Palimpsestes

L'avenir d'une illusion

Soyons préparés à entendre ici cette objection: « Ainsi, si même les sceptiques endurcis avouent que les assertions religieuses ne sauraient être réfutées à l'aide de la raison, pourquoi n'y devrais-je pas croire, puisqu'elles ont tant d'arguments en leur faveur: la tradition, le consentement universel des hommes et tout ce qu'elles recèlent de consolateur? »

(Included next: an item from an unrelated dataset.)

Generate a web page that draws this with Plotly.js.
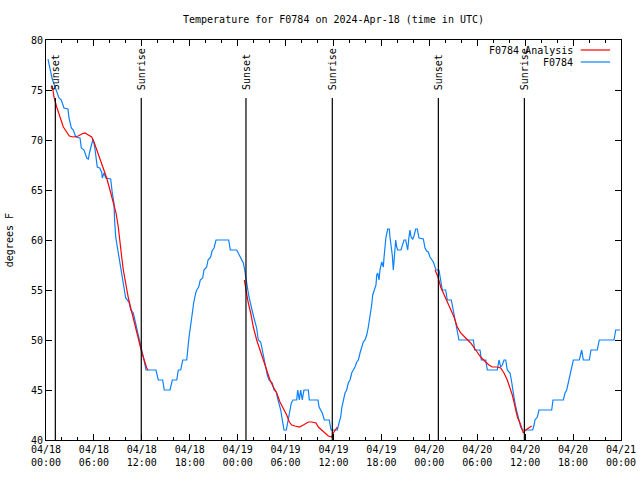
<!DOCTYPE html>
<html>
<head>
<meta charset="utf-8">
<script src="https://cdn.plot.ly/plotly-3.0.1.min.js"></script>
<style>html,body{margin:0;padding:0;background:#fff;}#chart{width:640px;height:480px;}</style>
</head>
<body>
<div id="chart"></div>
<script>
// Hours since 2024-04-18 00:00 UTC
const obsHours = [0.25,0.75,1.13,1.63,1.92,2.25,2.75,2.88,3.17,3.42,3.72,4.26,4.42,4.76,5.10,5.30,5.47,5.72,5.89,6.10,6.30,6.42,6.72,6.97,7.05,7.26,7.48,8.10,8.30,8.51,8.60,8.73,8.93,9.14,9.35,9.55,9.77,9.98,10.39,10.61,10.93,11.23,11.56,11.86,11.98,12.27,12.52,13.77,14.06,14.61,14.81,15.53,15.82,16.37,16.57,16.87,17.12,17.62,17.74,17.91,18.12,18.28,18.49,18.75,18.87,19.12,19.32,19.62,19.78,20.12,20.29,20.62,20.79,21.04,21.29,22.88,23.08,23.88,24.08,24.29,24.51,24.71,24.88,25.04,25.21,25.42,25.63,25.80,26.01,26.21,26.38,26.58,26.88,27.09,27.30,27.51,27.71,27.92,28.34,28.55,28.84,28.96,29.18,29.39,29.59,29.80,30.09,30.30,30.52,30.72,30.93,31.39,31.52,31.72,31.89,32.09,32.30,32.85,32.97,34.06,34.19,34.40,34.60,34.85,35.47,35.69,36.48,36.69,36.90,37.03,37.23,37.44,37.65,37.85,38.07,38.28,38.48,38.69,38.91,39.11,39.32,39.53,39.73,39.94,40.16,40.36,40.57,40.78,40.91,41.11,41.32,41.41,41.54,41.70,41.82,42.04,42.24,42.32,42.45,42.57,42.79,42.99,43.07,43.20,43.36,43.49,43.61,43.79,43.91,44.04,44.45,44.67,44.83,45.04,45.17,45.29,45.45,45.58,45.71,45.92,46.08,46.29,46.49,46.71,47.25,47.46,47.67,47.87,48.08,48.30,48.50,48.71,48.84,49.21,49.42,49.62,50.05,50.25,50.75,51.00,51.21,51.43,51.71,53.51,53.68,54.35,54.51,55.06,55.26,56.51,56.72,56.94,57.14,57.35,57.56,57.76,58.10,58.27,58.44,58.60,58.82,59.02,59.23,59.44,59.64,60.94,61.11,61.23,61.52,61.73,63.32,63.49,64.78,64.99,65.20,65.40,65.61,65.83,66.03,66.78,66.95,67.08,67.28,68.03,68.24,69.03,69.28,71.12,71.34,71.88];
const obsTemps = [78.1,76.2,75.3,74.2,74,73.2,73.1,72.2,71.2,71,70.3,70.2,69.2,69,68.2,68.1,68.8,69.8,70.1,69.3,68.3,67.3,67.2,66.8,66.2,66.7,66.2,66.1,64.7,63.7,61.8,60.3,59.3,58.3,57.3,56.3,55.3,54.2,53.8,53,52.7,51.7,50.7,49.7,49,48,47,47,46,46,45,45,46,46,47,47,48,48,49.3,50.3,51.5,52.5,53.7,54.7,55,55.3,56,56.2,57,57.3,58,58.3,58.9,59.2,60,60,59,59,58.7,58.3,58,57.7,57,56,55.3,54.3,53.7,53,52.3,51.7,51.2,50,49.8,49,48,47,46.5,46,45.7,45,44.8,44.3,43.7,43,42,41,41,42,43,43.7,44,44,45,44,45,44,45,45,44,44,43.3,43,42.7,42,42,41,41,41.7,42.3,43.2,43.8,44.7,45,45.7,46,46.7,47,47.3,47.8,48,48.7,49.3,49.8,50,50.5,51.3,52.3,53.5,54.5,55,55.5,56.5,56.7,56,57,57.8,57.3,58.2,59.3,60.3,61.1,61.1,60.3,59.5,58.5,57,58.7,60,59.3,59,59,59.7,60,60,59.3,59,60.3,61,60.3,60.1,60.4,61.1,61.1,60.2,60.1,59.2,58.9,58.8,58.3,58,57.8,57.3,57,57,56,55,55,54,54,53,52,51.3,50,50,49,49,48,48,47,47,48,47.3,47.5,48,48,47,46.7,46,45.3,44.3,43.3,42.7,42,41.3,41,41,41.5,42,42.3,43,43,44,44,44.7,45,45.7,46.7,47.3,48,48,48.7,49,48,48,49,49,50,50,51,51];

// Analysis series (null separates the three evening-to-morning segments)
const anaHours = [0.79,1.00,1.34,1.75,2.17,2.59,2.92,3.42,4.04,4.47,4.88,5.30,5.72,6.01,6.35,6.76,7.18,7.60,8.01,8.43,8.77,9.05,9.27,9.48,9.68,9.89,10.11,10.31,10.52,10.73,10.93,11.14,11.36,11.56,11.77,11.98,12.18,12.40,12.61,12.81,
  null,
  24.83,25.04,25.33,25.63,25.96,26.38,26.80,27.21,27.64,28.05,28.46,28.89,29.30,29.71,30.14,30.47,30.77,31.18,31.72,32.22,32.85,33.27,33.81,34.10,34.52,34.94,35.35,35.78,35.98,36.31,36.48,
  null,
  48.71,49.09,49.42,49.84,50.25,50.68,51.09,51.50,51.93,52.55,53.18,53.81,54.43,55.06,55.47,55.89,56.51,56.94,57.35,57.76,58.10,58.39,58.60,58.82,59.02,59.35,59.64,59.77,60.07,60.48,60.81];
const anaTemps = [75.4,74.3,73.3,72.2,71.3,70.8,70.4,70.3,70.4,70.6,70.7,70.5,70.3,69.8,69,68.2,67.2,66.2,65,63.8,62.7,61.3,60,58.3,57,56,55,54.2,53.5,52.8,52.2,51.5,50.8,50,49.3,48.8,48.3,47.7,47.2,47,
  null,
  56,55,53.7,52.7,51.3,50,49,48,46.8,46,45.3,44.7,43.8,43.2,42.5,41.8,41.5,41.4,41.3,41.5,41.8,41.8,41.7,41.3,41,40.7,40.4,40.3,40.7,41.1,41.3,
  null,
  57,56.3,55.3,54.5,53.8,53,52.3,51.3,50.7,50.2,49.7,49,48.3,47.8,47.5,47.3,47.3,47.2,46.7,46,45.3,44.5,43.8,43,42.3,41.7,41,40.7,41,41.2,41.4];

const eventHours = [1.17, 11.93, 25.04, 35.85, 49.13, 59.90];
const eventLabels = ["Sunset", "Sunrise", "Sunset", "Sunrise", "Sunset", "Sunrise"];

const tickHours = [0,6,12,18,24,30,36,42,48,54,60,66,72];
const tickLabels = ["04/18<br>00:00","04/18<br>06:00","04/18<br>12:00","04/18<br>18:00",
  "04/19<br>00:00","04/19<br>06:00","04/19<br>12:00","04/19<br>18:00",
  "04/20<br>00:00","04/20<br>06:00","04/20<br>12:00","04/20<br>18:00","04/21<br>00:00"];

const seriesNames = ["F0784 Analysis", "F0784"];
const seriesColors = ["#ff0000", "#0a80ff"];

const FONT = "DejaVu Sans Mono";

const traces = [
  {x: obsHours, y: obsTemps, type: "scatter", mode: "lines", name: seriesNames[1],
   line: {color: seriesColors[1], width: 1.2}, showlegend: false},
  {x: anaHours, y: anaTemps, type: "scatter", mode: "lines", name: seriesNames[0],
   line: {color: seriesColors[0], width: 1.2}, connectgaps: false, showlegend: false}
];

const shapes = eventHours.map(h => ({type: "line", xref: "x", yref: "y",
  x0: h, x1: h, y0: 40, y1: 74.2, line: {color: "#000", width: 1.2}}));

const annotations = eventHours.map((h, i) => ({xref: "x", yref: "y", x: h, y: 74.8,
  text: eventLabels[i], textangle: -90, showarrow: false, xanchor: "center", yanchor: "bottom",
  font: {family: FONT, size: 10, color: "#000"}}));

// legend (text followed by line sample, like the original)
const legY = [0.975, 0.945];
seriesNames.forEach((n, i) => {
  annotations.push({xref: "paper", yref: "paper", x: 0.9205, y: legY[i], text: n, showarrow: false,
    xanchor: "right", yanchor: "middle", font: {family: FONT, size: 10, color: "#000"}});
  shapes.push({type: "line", xref: "paper", yref: "paper", x0: 0.930, x1: 0.981, y0: legY[i], y1: legY[i],
    line: {color: seriesColors[i], width: 1.2}});
});

annotations.push({xref: "paper", yref: "paper", x: -0.064, y: 0.5, text: "degrees F", textangle: -90,
  showarrow: false, xanchor: "center", yanchor: "middle", font: {family: FONT, size: 10, color: "#000"}});

const layout = {
  width: 640, height: 480,
  margin: {l: 46, r: 19, t: 40, b: 40, pad: 0},
  paper_bgcolor: "#fff", plot_bgcolor: "#fff",
  font: {family: FONT, size: 10, color: "#000"},
  title: {text: "Temperature for F0784 on 2024-Apr-18 (time in UTC)", x: 0.5, xref: "paper",
    y: 1 - 19/480, yref: "container", yanchor: "middle", font: {family: FONT, size: 10, color: "#000"}},
  xaxis: {range: [0, 72], tickmode: "array", tickvals: tickHours, ticktext: tickLabels,
    ticks: "inside", ticklen: 6, tickcolor: "#000", tickwidth: 1, showline: true, linecolor: "#000", linewidth: 1,
    mirror: "allticks", showgrid: false, zeroline: false, fixedrange: true,
    minor: {dtick: 2, tick0: 0, ticks: "inside", ticklen: 3, tickcolor: "#000", showgrid: false},
    tickfont: {family: FONT, size: 10, color: "#000"}},
  yaxis: {range: [40, 80], tickmode: "linear", tick0: 40, dtick: 5,
    ticks: "inside", ticklen: 6, tickcolor: "#000", tickwidth: 1, showline: true, linecolor: "#000", linewidth: 1,
    mirror: "allticks", showgrid: false, zeroline: false, fixedrange: true,
    tickfont: {family: FONT, size: 10, color: "#000"}},
  shapes: shapes,
  annotations: annotations,
  showlegend: false
};

Plotly.newPlot("chart", traces, layout, {staticPlot: true, displayModeBar: false});
</script>
</body>
</html>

—Et, en effet, pourquoi pas? De même que personne ne peut être contraint à croire, personne ne peut l'être à ne pas croire, mais qu'on ne s'en impose pas à soi-même en s'imaginant que l'on suit ainsi le chemin du penser correct. S'il fut jamais un argument que l'on puisse flétrir du nom d'échappatoire, c'est bien celui-ci. L'ignorance est l'ignorance. Nul droit à croire quelque chose n'en saurait dériver. Aucun homme raisonnable ne se comporterait aussi légèrement en d'autres matières, ni ne se contenterait d'aussi pauvres raisons de ses jugements, de ses prises de parti; ce n'est qu'en les choses les plus hautes et les plus saintes qu'on se permet cette attitude. En réalité, ce ne sont là qu'efforts destinés à se faire accroire à soi-même et aux autres qu'on tient encore ferme à la religion, alors que depuis longtemps on s'est détaché d'elle. Dès qu'il s'agit de religion, les hommes se rendent coupables de toutes sortes d'insincérités et de bassesses intellectuelles.